Title: Revitalizing Irrigation in Pakistan 

Speaker: Dr Arif Anwar 

Date: Friday 28th June 2013 at 16.30

Venue: Lecture Theatre F2/Building 7 Highfield Campus

Pakistan is largely an arid country with average annual rainfall of approximately 350mm yet crop water requirements exceed 1200mm per annum over the two cropping seasons. Hence without irrigation it would be impossible to obtain reasonable productivity. Coupled with this, Pakistan has numerous other challenges including a rapidly growing population, unemployment, weak governance, geopolitical/security issues and low economic growth.

The project Revitalizing Irrigation in Pakistan is funded by the Embassy of the Kingdom of Netherlands, Islamabad with the International Water Management Institute as the principal contractor. The aim of this project is to support the 1997 reforms in the irrigated agriculture sector. These reforms envisaged a private public partnership for the management of irrigation in Pakistan with farmers organized in a hierarchy of institutions; water users associations; farmer organizations and area water boards. The outcome of this reform has been lackluster at best. The reforms have not necessarily led to better water management, more accountability or improved financial sustainability. This has led to some voicing the opinion that these reforms are a failure and a waste of time and money.
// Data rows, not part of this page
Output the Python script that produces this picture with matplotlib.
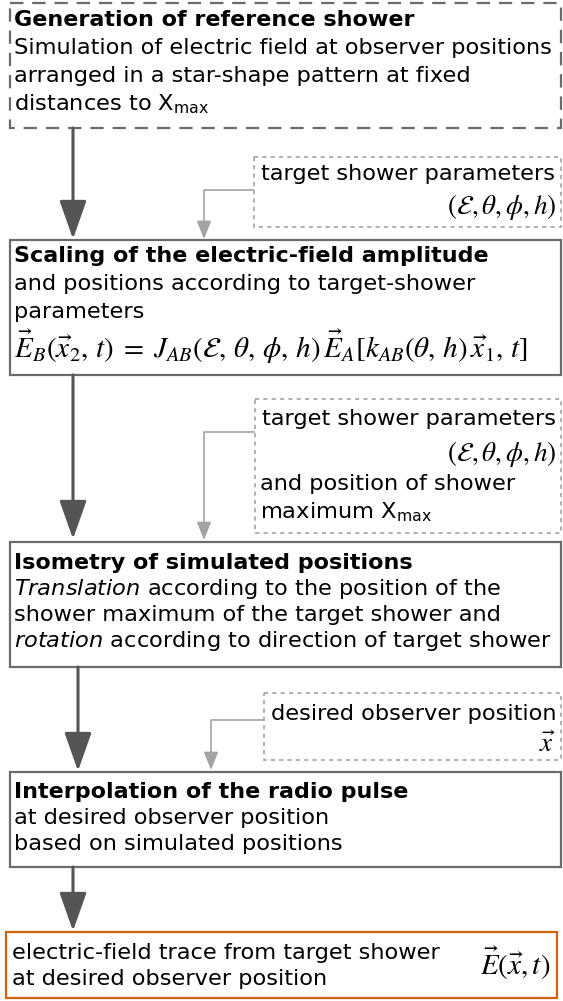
import matplotlib
matplotlib.use('Agg')

import matplotlib.pyplot as plt
from matplotlib.patches import Rectangle

# texts of the flow chart
step_titles = [
    'Generation of reference shower',
    'Scaling of the electric-field amplitude',
    'Isometry of simulated positions',
    'Interpolation of the radio pulse',
]
step_lines = [
    ['Simulation of electric field at observer positions',
     'arranged in a star-shape pattern at fixed',
     r'distances to X$_\mathregular{max}$'],
    ['and positions according to target-shower',
     'parameters'],
    [r'$\mathit{Translation}$ according to the position of the',
     'shower maximum of the target shower and',
     r'$\mathit{rotation}$ according to direction of target shower'],
    ['at desired observer position',
     'based on simulated positions'],
]
scaling_formula = (r'$\vec{E}_B(\vec{x}_2,\, t)\;=\;J_{AB}(\mathcal{E},\, \theta,\, \phi,\, h)\,'
                   r'\vec{E}_A[k_{AB}(\theta,\, h)\,\vec{x}_1,\, t]$')

input_lines = [
    ['target shower parameters'],
    ['target shower parameters'],
    ['desired observer position'],
]
input_formulas = [
    r'$(\mathcal{E}, \theta, \phi, h)$',
    r'$(\mathcal{E}, \theta, \phi, h)$',
    r'$\vec{x}$',
]
input_extra = ['and position of shower', r'maximum X$_\mathregular{max}$']

result_lines = ['electric-field trace from target shower',
                'at desired observer position']
result_formula = r'$\vec{E}(\vec{x}, t)$'

# layout in pixels (y downwards)
W, H = 563, 1001
box_left, box_right = 10, 561
step_boxes = [(3, 128), (240, 375), (542, 667), (772, 867)]
step_baselines = [[26, 54, 82, 110], [262, 290, 318], [569, 595, 621, 647], [798, 824, 850]]
formula_baseline = 358
main_arrows = [(73, 128, 239), (73, 375, 539), (78, 667, 771), (73, 867, 931)]

input_boxes = [(254, 157, 227), (255, 399, 533), (264, 693, 760)]
input_baselines = [[180, 214], [425, 461, 490, 518], [720, 752]]
connectors = [(254, 190, 204, 239), (255, 432, 204, 540), (264, 720, 211, 770)]

result_box = (6, 932, 557, 998)

dark = '#6b6b6b'
arrow_col = '#555555'
light = '#a3a3a3'
orange = '#d4600e'
fs = 16.2
fs_title = 16

fig = plt.figure(figsize=(W / 100, H / 100), dpi=100)
ax = fig.add_axes([0, 0, 1, 1])
ax.set_xlim(0, W)
ax.set_ylim(H, 0)
ax.axis('off')

# main process boxes
for i, (top, bottom) in enumerate(step_boxes):
    ls = (0, (6, 4)) if i == 0 else '-'
    ax.add_patch(Rectangle((box_left, top), box_right - box_left, bottom - top,
                           fill=False, ec=dark, lw=1.6, ls=ls))
    bl = step_baselines[i]
    ax.text(14, bl[0], step_titles[i], fontsize=fs_title, fontweight='bold', va='baseline')
    for line, y in zip(step_lines[i], bl[1:]):
        ax.text(14, y, line, fontsize=fs, va='baseline', math_fontfamily='dejavusans')

ax.text(14, formula_baseline, scaling_formula, fontsize=21, va='baseline',
        math_fontfamily='stix')

# main arrows
for x, y0, y1 in main_arrows:
    ax.annotate('', xy=(x, y1), xytext=(x, y0),
                arrowprops=dict(arrowstyle='-|>,head_length=1.7,head_width=0.6',
                                mutation_scale=14, lw=2.2, color=arrow_col,
                                shrinkA=0, shrinkB=0))

# input boxes with parameters
for i, (left, top, bottom) in enumerate(input_boxes):
    ax.add_patch(Rectangle((left, top), box_right - left, bottom - top,
                           fill=False, ec=light, lw=1.2, ls=(0, (2.5, 2.5))))
    bl = input_baselines[i]
    ax.text(left + 7, bl[0], input_lines[i][0], fontsize=fs, va='baseline')
    ax.text(box_right - 5, bl[1], input_formulas[i], fontsize=19.5, va='baseline',
            ha='right', math_fontfamily='stix')
    if i == 1:
        for line, y in zip(input_extra, bl[2:]):
            ax.text(left + 5, y, line, fontsize=fs, va='baseline',
                    math_fontfamily='dejavusans')

# connectors from input boxes
for x0, y0, x1, y1 in connectors:
    ax.plot([x0, x1], [y0, y0], color=light, lw=1.2, solid_capstyle='butt')
    ax.annotate('', xy=(x1, y1), xytext=(x1, y0),
                arrowprops=dict(arrowstyle='-|>,head_length=1.0,head_width=0.4',
                                mutation_scale=11, lw=1.2, color=light,
                                shrinkA=0, shrinkB=0))

# result box
rl, rt, rr, rb = result_box
ax.add_patch(Rectangle((rl, rt), rr - rl, rb - rt, fill=False, ec=orange, lw=1.6))
ax.text(12, 959, result_lines[0], fontsize=fs, va='baseline')
ax.text(12, 985, result_lines[1], fontsize=fs, va='baseline')
ax.text(550, 975, result_formula, fontsize=21, va='baseline', ha='right',
        math_fontfamily='stix')

fig.savefig('out.png', dpi=100)
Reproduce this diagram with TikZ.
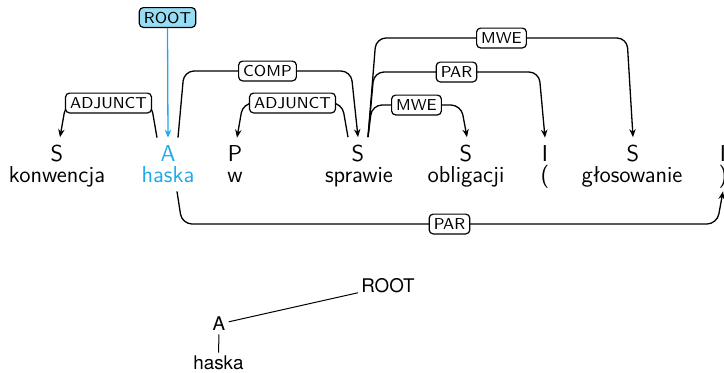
\documentclass[tikz,border=0pt]{standalone}
\usepackage{fontspec}
\newfontfamily\heros{TeX Gyre Heros}
\usetikzlibrary{arrows.meta}
\definecolor{hl}{RGB}{30,170,230}
\definecolor{rootfill}{RGB}{150,220,245}
\begin{document}
\begin{tikzpicture}[x=0.5pt,y=-0.5pt,
  tag/.style={font=\sffamily\fontsize{11.5}{13}\selectfont, anchor=base, inner xsep=0pt, inner ysep=3.5pt},
  word/.style={font=\sffamily\fontsize{11.5}{13}\selectfont, anchor=base, inner xsep=0pt, inner ysep=2pt, text depth=2.5pt},
  lab/.style={draw, fill=white, rounded corners=2pt, font=\sffamily\fontsize{7.9}{9}\selectfont, inner xsep=2.3pt, inner ysep=2.2pt, text height=5.5pt, text depth=0pt, line width=0.6pt},
  dep/.style={line width=0.65pt, rounded corners=5pt, -{Stealth[length=4pt,width=3.2pt]}},
  tree/.style={font=\heros\fontsize{9.4}{11}\selectfont, inner sep=1.5pt},
  treeline/.style={line width=0.5pt}
]
\useasboundingbox (0,0) rectangle (724,372);
% tags
\node[tag] (t1) at (57,161) {S};
\node[tag, text=hl] (t2) at (168,161) {A};
\node[tag] (t3) at (235,161) {P};
\node[tag] (t4) at (358,161) {S};
\node[tag] (t5) at (466,161) {S};
\node[tag] (t6) at (545,161) {I};
\node[tag] (t7) at (633,161) {S};
\node[tag] (t8) at (723,161) {I};
% words
\node[word] (w1) at (57,182) {konwencja};
\node[word, text=hl] (w2) at (168,182) {haska};
\node[word] (w3) at (235,182) {w};
\node[word] (w4) at (359,182) {sprawie};
\node[word] (w5) at (466,182) {obligacji};
\node[word] (w6) at (545,182) {(};
\node[word] (w7) at (632,182) {głosowanie};
\node[word] (w8) at (723,182) {)};
% root
\node[lab, fill=rootfill] (root) at (167.5,17.5) {ROOT};
\draw[dep, hl] (root.south) -- (t2.north);
% arcs
\draw[dep] ([xshift=-5.5pt]t2.north) -- (151,103) -- node[lab]{ADJUNCT} (66,103) -- ([xshift=1.5pt]t1.north);
\draw[dep] ([xshift=5pt]t2.north) -- (184,71) -- node[lab]{COMP} (351,71) -- (t4.north);
\draw[dep] ([xshift=-5pt]t4.north) -- (342,103) -- node[lab]{ADJUNCT} (243,103) -- ([xshift=1pt]t3.north);
\draw[dep] ([xshift=5pt]t4.north) -- (372,105) -- node[lab]{MWE} (461,105) -- ([xshift=0.5pt]t5.north);
\draw[dep] ([xshift=5pt]t4.north) -- (374,72) -- node[lab]{PAR} (539,72) -- (t6.north);
\draw[dep] ([xshift=5pt]t4.north) -- (376,38) -- node[lab]{MWE} (627,38) -- (t7.north);
\draw[dep] ([xshift=4.5pt]w2.south) -- (182,224) -- node[lab]{PAR} (717,224) -- (w8.south);
% bottom tree
\node[tree] (broot) at (388,286) {ROOT};
\node[tree] (ba) at (219,324) {A};
\node[tree] (bw) at (218.5,363) {haska};
\draw[treeline] (ba) -- (broot);
\draw[treeline] (ba) -- (bw);
\end{tikzpicture}
\end{document}
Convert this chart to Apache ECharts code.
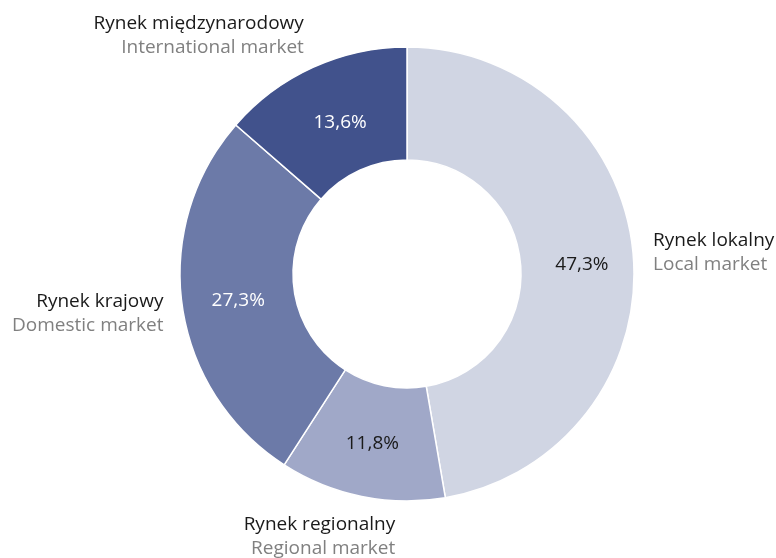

Unfortunately even these voices don’t offer an alternative vision for the future other than simply reverting.

The reality is that productivity of land and water remain low/stagnant, governance accountability and transparently remains weak, poor service delivery and Pakistan within its irrigation infrastructure is caught in a vicious build-neglect-rebuild cycle. These seemingly intractable problems need innovative solutions appropriate to the context.